Those “gentle” reminders to stop sharing HBO Max passwords are about to get tougher, the top exec from the streamer warns.
Warner Bros. Discovery streaming CEO JB Perette, who’s in charge of HBO Max, told investors this week that the streamer’s “soft” approach with password-sharing users will get “much more aggressive” in the months to come, according to Deadline.
Perette has long been insisting that HBO Max will get serious with password sharers. He issued a similar warning in May following Warner Bros. Discovery’s first-quarter 2025 earnings report, and he took the opportunity to repeat the promise during the company’s second-quarter conference call with investors.
Getting a tad more specific, Perette added that HBO Max has gained the ability to tell “who’s a legitimate user [and] who may not be a legitimate user,” thus allowing the streamer to ensure it’s “putting the net in the right place,” the Deadline report says.
Perette added that HBO Max’s efforts to curb password sharing will ramp up “in a much more aggressive faction” in the final quarter of 2025.

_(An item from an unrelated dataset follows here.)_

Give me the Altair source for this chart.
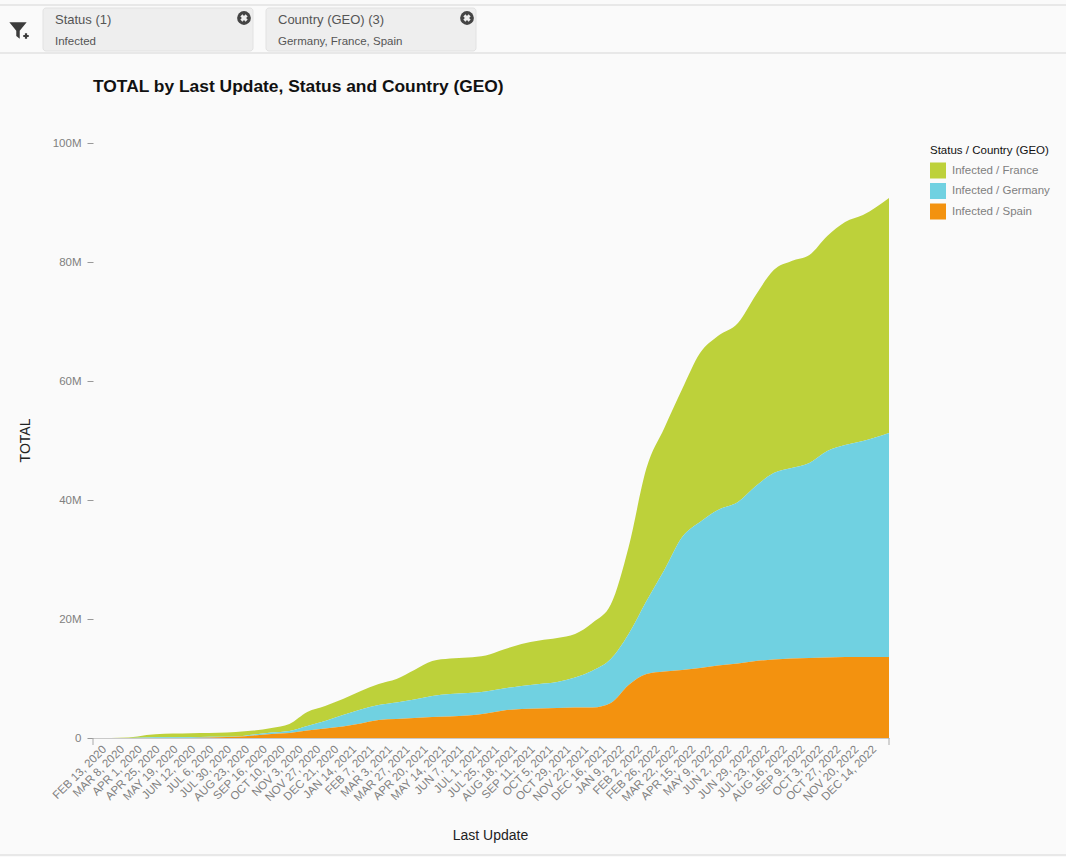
import altair as alt
import pandas as pd

# Axis dates, one tick every 24 reporting days, plus the last day of the series
tick_dates = [
    "2020-02-13", "2020-03-08", "2020-04-01", "2020-04-25", "2020-05-19", "2020-06-12",
    "2020-07-06", "2020-07-30", "2020-08-23", "2020-09-16", "2020-10-10", "2020-11-03",
    "2020-11-27", "2020-12-21", "2021-01-14", "2021-02-07", "2021-03-03", "2021-03-27",
    "2021-04-20", "2021-05-14", "2021-06-07", "2021-07-01", "2021-07-25", "2021-08-18",
    "2021-09-11", "2021-10-05", "2021-10-29", "2021-11-22", "2021-12-16", "2022-01-09",
    "2022-02-02", "2022-02-26", "2022-03-22", "2022-04-15", "2022-05-09", "2022-06-02",
    "2022-06-29", "2022-07-23", "2022-08-16", "2022-09-09", "2022-10-03", "2022-10-27",
    "2022-11-20", "2022-12-14",
]
last_day = "2023-01-18"
dates = tick_dates + [last_day]

# Cumulative infections, in millions
spain = [
    0, 0, 0, 0, 0, 0, 0.05, 0.11, 0.2, 0.42, 0.67, 0.84, 1.26, 1.6, 1.93, 2.44, 3.03, 3.19,
    3.36, 3.53, 3.61, 3.78, 4.12, 4.62, 4.87, 4.96, 5.04, 5.13, 5.13, 5.88, 8.9, 10.76,
    11.18, 11.43, 11.76, 12.18, 12.52, 12.94, 13.19, 13.36, 13.45, 13.53, 13.61, 13.61, 13.61,
]
germany = [
    0, 0, 0, 0.07, 0.12, 0.13, 0.12, 0.08, 0.05, 0.17, 0.25, 0.34, 0.76, 1.26, 1.93, 2.35,
    2.52, 2.77, 3.11, 3.53, 3.78, 3.78, 3.7, 3.7, 3.87, 4.12, 4.37, 5.04, 6.22, 7.39, 8.57,
    12.27, 17.06, 22.35, 24.54, 26.13, 27.14, 29.41, 31.34, 32.02, 32.77, 34.71, 35.63, 36.3, 37.65,
]
france = [
    0, 0, 0.08, 0.44, 0.61, 0.62, 0.67, 0.69, 0.76, 0.67, 0.76, 1.18, 2.35, 2.52, 2.69, 3.11,
    3.53, 3.95, 4.96, 5.88, 5.97, 5.97, 6.05, 6.55, 7.06, 7.31, 7.39, 7.31, 8.07, 9.16, 14.62,
    22.35, 23.87, 24.87, 28.4, 29.24, 30.08, 32.1, 34.12, 34.79, 34.96, 36.13, 37.48, 37.98, 39.5,
]
series_names = ["Infected / France", "Infected / Germany", "Infected / Spain"]
series_colors = ["#bdd13a", "#70d1e1", "#f3920f"]
y_ticks = [0, 20, 40, 60, 80, 100]

# Page geometry: the plot area sits inside this padding
LEFT, TOP, PLOT_W, PLOT_H = 93, 143, 796, 595
WIDTH, HEIGHT = 1066, 857

rows = []
for name, values in zip(series_names, [france, germany, spain]):
    rows += [{"date": d, "series": name, "total": v} for d, v in zip(dates, values)]
df = pd.DataFrame(rows)

x_scale = alt.Scale(type="utc", domain=["2020-02-13", last_day], nice=False)

area = (
    alt.Chart(df)
    .mark_area(interpolate="monotone")
    .encode(
        x=alt.X(
            "date:T",
            scale=x_scale,
            axis=alt.Axis(
                values=tick_dates,
                labels=False,
                ticks=False,
                grid=False,
                domainColor="#c9c9c9",
                title="Last Update",
                titleFont="Liberation Sans",
                titleFontSize=14,
                titleFontWeight="normal",
                titleColor="#222222",
                titleX=490 - LEFT,
                titleY=90,
            ),
        ),
        y=alt.Y(
            "total:Q",
            stack="zero",
            scale=alt.Scale(domain=[0, 100], nice=False),
            axis=alt.Axis(
                values=y_ticks,
                labelExpr="datum.value == 0 ? '0' : datum.value + 'M'",
                labelFontSize=11.5,
                labelColor="#808080",
                labelFont="Liberation Sans",
                labelPadding=6,
                tickSize=6,
                tickColor="#999999",
                domain=False,
                grid=False,
                title="TOTAL",
                titleFont="Liberation Sans",
                titleFontSize=14,
                titleFontWeight="normal",
                titleColor="#222222",
                titleX=25 - LEFT + 7,
                titleY=440 - TOP,
            ),
        ),
        color=alt.Color(
            "series:N",
            scale=alt.Scale(domain=series_names, range=series_colors),
            sort=series_names,
            legend=alt.Legend(
                orient="none",
                legendX=930 - LEFT,
                legendY=145 - TOP,
                title="Status / Country (GEO)",
                titleFont="Liberation Sans",
                titleFontSize=11.5,
                titleFontWeight="normal",
                titleColor="#111111",
                titlePadding=6,
                labelFont="Liberation Sans",
                labelFontSize=11.5,
                labelColor="#808080",
                labelOffset=6,
                symbolType="square",
                symbolSize=256,
                symbolStrokeWidth=0,
                rowPadding=4.5,
            ),
        ),
        order=alt.Order("series:N", sort="descending"),
    )
)

# Slanted date labels along the bottom, placed through the shared time scale
date_labels = (
    alt.Chart(pd.DataFrame({
        "date": tick_dates,
        "text": [
            f"{d.strftime('%b').upper()} {d.day}, {d.year}"
            for d in pd.to_datetime(tick_dates)
        ],
    }))
    .mark_text(
        angle=315, align="right", baseline="middle", dx=1.4, dy=15.5,
        font="Liberation Sans", fontSize=11.5, color="#808080",
    )
    .encode(x=alt.X("date:T", scale=x_scale), y=alt.value(PLOT_H), text="text:N")
)


def blank():
    """Single-row source for the marks placed in page pixels."""
    return alt.Chart(alt.Data(values=[{}]))


def px(x):
    return alt.value(x - LEFT)


def py(y):
    return alt.value(y - TOP)


def band_rule(y):
    return blank().mark_rule(color="#d6d6d6", strokeWidth=1).encode(
        x=px(0), x2=px(WIDTH), y=py(y)
    )


def label(text, x, y, size, color, weight="normal"):
    return blank().mark_text(
        text=text, align="left", baseline="alphabetic", font="Liberation Sans",
        fontSize=size, color=color, fontWeight=weight,
    ).encode(x=px(x), y=py(y))


def chip(x0, x1, heading, detail, close_x):
    box = blank().mark_rect(
        fill="#eeeeee", stroke="#e2e2e2", strokeWidth=1, cornerRadius=3
    ).encode(x=px(x0), x2=px(x1), y=py(8), y2=py(51))
    disc = blank().mark_point(filled=True, fill="#444444", opacity=1, shape="circle", size=190).encode(
        x=px(close_x), y=py(18)
    )
    cross = blank().mark_point(
        filled=True, fill="#eeeeee", opacity=1, shape="cross", angle=45, size=55
    ).encode(x=px(close_x), y=py(18))
    return [
        box, disc, cross,
        label(heading, x0 + 12, 24, 13, "#555555"),
        label(detail, x0 + 12, 45, 11.5, "#555555"),
    ]


funnel = blank().mark_point(
    filled=True, fill="#3c3c3c", opacity=1, size=300,
    shape="M-1,-0.9 L1,-0.9 L0.2,0.1 L0.2,1 L-0.2,0.7 L-0.2,0.1 Z",
).encode(x=px(18), y=py(30))
funnel_plus = blank().mark_point(
    filled=True, fill="#3c3c3c", opacity=1, shape="cross", size=30
).encode(x=px(26), y=py(36))

end_ticks = [
    blank().mark_rule(color="#aaaaaa").encode(x=px(x), y=py(738), y2=py(745))
    for x in (LEFT, LEFT + PLOT_W)
]

layers = (
    [band_rule(5), band_rule(53), band_rule(855), funnel, funnel_plus]
    + chip(43, 253, "Status (1)", "Infected", 244)
    + chip(266, 476, "Country (GEO) (3)", "Germany, France, Spain", 467)
    + [area, date_labels]
    + end_ticks
    + [label("TOTAL by Last Update, Status and Country (GEO)", 93, 92, 17.4, "#111111", "bold")]
)

chart = (
    alt.layer(*layers)
    .properties(
        width=PLOT_W,
        height=PLOT_H,
        autosize=alt.AutoSizeParams(type="none"),
        padding={"left": LEFT, "top": TOP, "right": WIDTH - LEFT - PLOT_W, "bottom": HEIGHT - TOP - PLOT_H},
        background="#fafafa",
    )
    .configure_view(stroke=None)
)

chart.save("out.html", embed_options={"renderer": "svg", "actions": False})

Earlier this year, HBO Max (back when it was still just “Max”) rolled out a way for subscribers to pay an additional charge for “extra members” outside their households. The cost is $7.99 a month for each “extra member” add-on slot, the same as what Netflix charges its own members to share their accounts.
Up until now, there haven’t been many consequences for those sharing HBO Max passwords without paying for them, aside from the occasional “gentle” reminder that you shouldn’t. Indeed, our own Jared Newman has advised against paying up for “extra members” until it’s “absolutely necessary.”
Perette has yet to get specific on how the streamer might enforce its new password sharing rules, although there are some clues if you scrutinize HBO Max’s terms of service.
For example, Max’s terms say that it can “modify access or disable features, including for security reasons, to limit the impact of account sharing outside of your household or where we have concluded in our discretion that there has been misuse of your HBO Max Account.”
While those are more extreme examples of what a streamer like HBO Max could do to block password-sharing freeloaders, it’s not clear that they would, and none of the big streamers has gone to such measures yet.
They also may not have to. Netflix, which has led the charge in terms of cracking down on password sharing, posted impressive numbers last quarter that beat Wall Street’s expectations, underlining the success of its thus far even-handed efforts.
Given Netflix’s encouraging performance, will HBO Max be content to keep its password-sharing crackdown closer to a slap on the wrist rather than a full-on IP block? We’ll have to wait and see.
Updated on August 7, 2025 with new commends form Warner Bros. Discovery CEO JB Perette on HBO Max’s password-sharing crackdown.